Following the first two iterations in Berlin and Dhaka, the third rendition of this project revisits the obscured yet interconnected and interdependent histories of labour, enslavement, internal displacements of communities, and political prisoners and refugees embedded around the littoral zones of the Malabar Coast and intersecting geographies from across the ocean and beyond that are deeply resonant to the past and existing fabric of Kochi. These occurrences date back to the 7th century covering a period of subcontinental conquests, and European colonialism. The timeline continues with the import of Africans by the Portuguese in mid-16th century, the last region of the Indian subcontinent to be annexed by the British after great resistance from the Sikh Empire led by Maharani Jind Kaur in mid 19th century, to the partition of the Indian subcontinent 75 years ago. This is followed by the initiation of nation states and border lines drawn on the sea mid-20th century, implicating fishermen as prisoners of war for trans-boundary presence to date, and the simultaneous establishment of socialist regimes and the influence of the Soviet Union beyond the USSR. This timeline continues to be dotted with state surveillance and enforced disappearances, resulting in an increase in the marginalization of communities with the excuse of identitarian politics that incriminates caste, religion, ethnicity, language, and geography.
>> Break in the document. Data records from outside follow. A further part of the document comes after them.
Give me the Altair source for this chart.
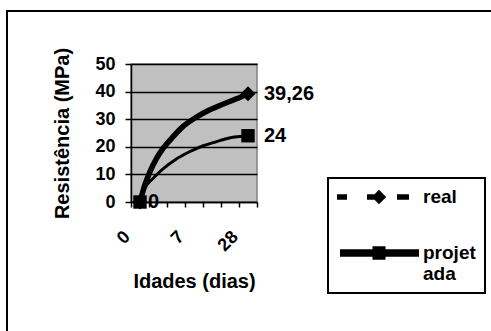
import altair as alt
import pandas as pd

# ---- data ----
series_names = ["real", "projetada"]
n_slots = 7                       # category slots along x
label_slots = [1, 4, 7]           # slots that carry a tick label
label_texts = ["0", "7", "28"]    # Idades (dias)

# smoothed curves (x in category-slot units)
real_x = [1.0, 1.27, 1.55, 1.92, 2.28, 2.83, 3.38, 4.12, 4.85, 5.59, 6.32, 7.0]
real_y = [0, 6.2, 10.9, 15.8, 19.4, 23.6, 27.3, 30.7, 33.3, 35.4, 37.3, 39.26]
proj_x = [1.0, 1.27, 1.73, 2.28, 3.02, 3.75, 4.48, 5.22, 5.96, 7.0]
proj_y = [0, 5.0, 8.6, 12.0, 15.6, 18.2, 20.3, 21.8, 23.2, 24]

# marked points
marker_x = [1, 7]
real_marks = [0, 39.26]
proj_marks = [0, 24]

y_ticks = [0, 10, 20, 30, 40, 50]

FONT = "Liberation Sans"

curves = pd.DataFrame(
    {"x": real_x + proj_x,
     "v": real_y + proj_y,
     "serie": ["real"] * len(real_x) + ["projetada"] * len(proj_x)}
)
real_pts = pd.DataFrame({"x": marker_x, "v": real_marks, "serie": "real"})
proj_pts = pd.DataFrame({"x": marker_x, "v": proj_marks, "serie": "projetada"})
end_lbl = pd.DataFrame(
    {"x": [marker_x[-1], marker_x[-1]],
     "v": [real_marks[-1], proj_marks[-1]],
     "txt": [f"{real_marks[-1]:g}".replace(".", ","), f"{proj_marks[-1]:g}"]}
)
start_lbl = pd.DataFrame({"x": [marker_x[0]], "v": [proj_marks[0]], "txt": [f"{proj_marks[0]:g}"]})
legend_pts = pd.concat([real_pts, proj_pts])

boundaries = [i + 0.5 for i in range(n_slots + 1)]
label_expr = "".join(
    f"datum.value == {s - 0.5} ? '{t}' : " for s, t in zip(label_slots, label_texts)
) + "''"

xscale = alt.Scale(domain=[0.5, n_slots + 0.5], nice=False, zero=False)
yscale = alt.Scale(domain=[0, 50], nice=False)

X = alt.X(
    "x:Q", scale=xscale,
    axis=alt.Axis(values=boundaries, labelExpr=label_expr, labelAngle=-45,
                  labelAlign="right", labelBaseline="middle", labelPadding=27,
                  labelOffset=-4,
                  tickSize=5, grid=False, title="Idades (dias)", titlePadding=17,
                  labelFontSize=18, labelOverlap=False),
)
Y = alt.Y(
    "v:Q", scale=yscale,
    axis=alt.Axis(values=y_ticks, grid=True, gridColor="black", gridWidth=1.6,
                  tickSize=6, labelPadding=10, title="Resistência (MPa)",
                  titlePadding=22, labelFontSize=18),
)

base = alt.Chart(curves)

line_real = base.transform_filter(alt.datum.serie == "real").mark_line(
    color="black", strokeWidth=5.5, interpolate="monotone"
).encode(x=X, y=Y)
line_proj = base.transform_filter(alt.datum.serie == "projetada").mark_line(
    color="black", strokeWidth=3, interpolate="monotone"
).encode(x=X, y=Y)

dia = alt.Chart(real_pts).mark_point(
    shape="diamond", filled=True, color="black", size=225, opacity=1
).encode(x=X, y=Y)
sq = alt.Chart(proj_pts).mark_point(
    shape="square", filled=True, color="black", size=180, opacity=1
).encode(x=X, y=Y)

txt_end = alt.Chart(end_lbl).mark_text(
    align="left", baseline="middle", dx=16, font=FONT, fontSize=20,
    fontWeight="bold", color="black"
).encode(x=X, y=Y, text="txt:N")
txt_start = alt.Chart(start_lbl).mark_text(
    align="left", baseline="middle", dx=8, font=FONT, fontSize=20,
    fontWeight="bold", color="black"
).encode(x=X, y=Y, text="txt:N")

# legend symbols: line + marker drawn as custom paths
real_path = ("M-4.2,-0.28H-3.2V0.28H-4.2Z M-1.2,-0.28H-0.4V0.28H-1.2Z "
             "M0,-0.72L0.72,0L0,0.72L-0.72,0Z M1.8,-0.28H3V0.28H1.8Z")
proj_path = "M-3.9,-0.38H4V0.38H-3.9Z M-0.65,-0.68H0.65V0.68H-0.65Z"

leg = alt.Chart(legend_pts).mark_point(filled=True, color="black", opacity=0).encode(
    x=X, y=Y,
    shape=alt.Shape(
        "serie:N",
        scale=alt.Scale(domain=series_names, range=[real_path, proj_path]),
        legend=alt.Legend(
            title=None, orient="none", legendX=197, legendY=114,
            symbolSize=400, symbolOpacity=1, symbolFillColor="black",
            symbolStrokeWidth=0, symbolOffset=32, labelOffset=34, rowPadding=36,
            labelFont=FONT, labelFontSize=19, labelFontWeight="bold",
            labelColor="black",
            labelExpr="datum.label == 'projetada' ? ['projet', 'ada'] : datum.label",
            strokeColor="black", fillColor="white", padding=9,
        ),
    ),
)

frame = alt.Chart(pd.DataFrame({"k": [0]})).mark_rect(
    fill=None, stroke="black", strokeWidth=2
).encode(
    x=alt.value(-124), x2=alt.value(372), y=alt.value(-53), y2=alt.value(280)
)

chart = alt.layer(
    frame, line_proj, line_real, dia, sq, txt_end, txt_start, leg
).properties(
    width=126, height=138,
    autosize=alt.AutoSizeParams(type="none"),
    padding={"left": 131, "top": 64, "right": 234, "bottom": 129},
    background="white",
).configure_view(
    fill="#C0C0C0", stroke="#808080", strokeWidth=1.5
).configure_axis(
    labelFont=FONT, labelFontWeight="bold", labelColor="black",
    titleFont=FONT, titleFontWeight="bold", titleColor="black", titleFontSize=20,
    domainColor="black", domainWidth=1.5, tickColor="black", tickWidth=1.5,
).configure_legend(strokeWidth=2)

chart.save("out.html", embed_options={"renderer": "svg", "actions": False})
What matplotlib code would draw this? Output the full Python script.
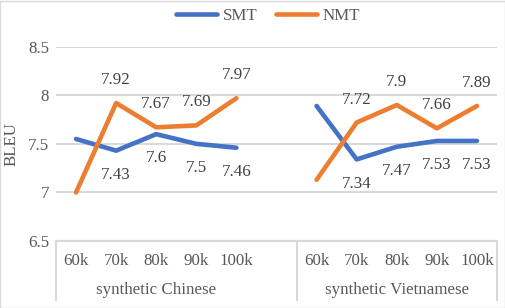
import matplotlib
matplotlib.use("Agg")
import matplotlib.pyplot as plt
import numpy as np
from matplotlib.patches import Rectangle

sizes = ["60k", "70k", "80k", "90k", "100k"]
groups = ["synthetic Chinese", "synthetic Vietnamese"]
smt_zh = [7.55, 7.43, 7.60, 7.50, 7.46]
nmt_zh = [7.00, 7.92, 7.67, 7.69, 7.97]
smt_vi = [7.89, 7.34, 7.47, 7.53, 7.53]
nmt_vi = [7.13, 7.72, 7.90, 7.66, 7.89]
yticks = [6.5, 7, 7.5, 8, 8.5]

BLUE = "#4472C4"
ORANGE = "#ED7D31"
GRID = "#D9D9D9"
TXT = "#595959"
FS = 12.2

plt.rcParams['font.family'] = ['Liberation Serif', 'DejaVu Serif']

fig = plt.figure(figsize=(5.06, 3.08), dpi=100)
ax = fig.add_axes([56/506, (308-241)/308, (497-56)/506, (241-46.7)/308])

x_zh = np.arange(len(sizes))
x_vi = np.arange(len(sizes)) + len(sizes) + 1

lw = 3.3
l1, = ax.plot(x_zh, smt_zh, color=BLUE, lw=lw, solid_capstyle='round', label="SMT")
ax.plot(x_vi, smt_vi, color=BLUE, lw=lw, solid_capstyle='round')
l2, = ax.plot(x_zh, nmt_zh, color=ORANGE, lw=lw, solid_capstyle='round', label="NMT")
ax.plot(x_vi, nmt_vi, color=ORANGE, lw=lw, solid_capstyle='round')

def lab(xs, ys, off):
    for i, (xx, yy) in enumerate(zip(xs, ys)):
        if i == 0:
            continue
        ax.annotate(f"{yy:g}", (xx, yy), xytext=(0, off), textcoords='offset points',
                    ha='center', va='center', fontsize=FS, color="#404040")

lab(x_zh, nmt_zh, 16.5)
lab(x_vi, nmt_vi, 16.5)
lab(x_zh, smt_zh, -17.5)
lab(x_vi, smt_vi, -17.5)

ax.set_xlim(-0.5, 2 * len(sizes) + 0.5)
ax.set_ylim(6.5, 8.5)
ax.set_yticks(yticks)
ax.set_yticklabels([f"{v:g}" for v in yticks])
ax.yaxis.grid(True, color=GRID, lw=1.5)
ax.set_axisbelow(True)
ax.tick_params(axis='y', length=0, pad=5, labelsize=FS, labelcolor=TXT)
ax.set_xticks([])
for s in ['top', 'right', 'left']:
    ax.spines[s].set_visible(False)
ax.spines['bottom'].set_color(GRID)
ax.spines['bottom'].set_linewidth(1.5)

fig.text(12/506, 1 - 144/308, "BLEU", rotation=90, ha='center', va='center',
         fontsize=FS, color=TXT)

# category axis
trans = ax.get_xaxis_transform()
axh = 241 - 46.7
for xs in [-0.5, len(sizes) + 0.5, 2 * len(sizes) + 0.5]:
    ax.plot([xs, xs], [0, -59/axh], color=GRID, lw=1.5, transform=trans, clip_on=False)
for xx, s in zip(list(x_zh) + list(x_vi), sizes + sizes):
    ax.text(xx, -(261 - 241)/axh, s, transform=trans, ha='center', va='center',
            fontsize=FS, color=TXT)
centers = [len(sizes) / 2 - 0.5, len(sizes) + 0.5 + len(sizes) / 2]
for c, g in zip(centers, groups):
    ax.text(c, -(290 - 241)/axh, g, transform=trans, ha='center', va='center',
            fontsize=FS, color=TXT)

fig.legend(handles=[l1, l2], loc='center', bbox_to_anchor=(268/506, 1 - 16/308), ncol=2,
           frameon=False, fontsize=FS, handlelength=2.4, handletextpad=0.35,
           columnspacing=1.1, labelcolor=TXT)

fig.patches.append(Rectangle((0.5/506, 0.5/308), 1 - 1/506, 1 - 1/308, transform=fig.transFigure,
                             fill=False, edgecolor=GRID, lw=1))

fig.savefig("out.png", dpi=100)
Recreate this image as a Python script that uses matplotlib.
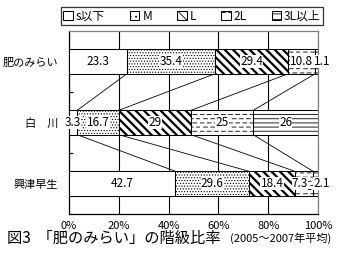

Devising languages through gestures, movements, and sound for storytelling and ritualistic commemoration, this iteration deliberates on how narratives could be poetically claimed while creating echoes through the relationship of the body to other bodies, the water and the soil. It navigates through the architectures of the land, soil and the sea recalling and establishing marginalized narratives. The gestures of care, self and collective, work through pain and generational trauma, assisting in carrying memory and history forward while forging bonds of solidarity across communities as a resistance to erasures. This solidarity sustains these communities, and those forgotten, connecting them and enabling them to share the unfolding of history through their narratives, sharing notions of belonging that supersede territorialisation and cartographies of power.

Geographies of Imagination: My Language is a Bedouin Thief [1] at the Kochi-Muziris Biennale 2022 will manifest as an exhibition reconfiguring these obscured and suppressed histories through sound, audio visual, text based and installation works charting across Karachi, Kochin, Hamburg, Chemnitz, Nuremburg, Munich, Lahore, Leipzig, and Cairo. This will be followed by a workshop, In the Spirit of Kappiri Muttappan, that unfolds in January, a collaboration with the Sacred Heart College, Kochi and the public laundry and community space Dhobikhana with the Vannan community connecting to the notions of solidarity and reverence to Kappiri Muthappan.

The first two iterations of the project were curated by Bonaventure Soh Bejeng Ndikung and Antonia Alampi, and the current iteration of the project is being curated by Hajra Haider Karrar, and the workshop conceived and led by Abhishek Nilamber.

1

Dipika Mukherjee, Wanderlust Ghazal. Rhino Poetry, 2016.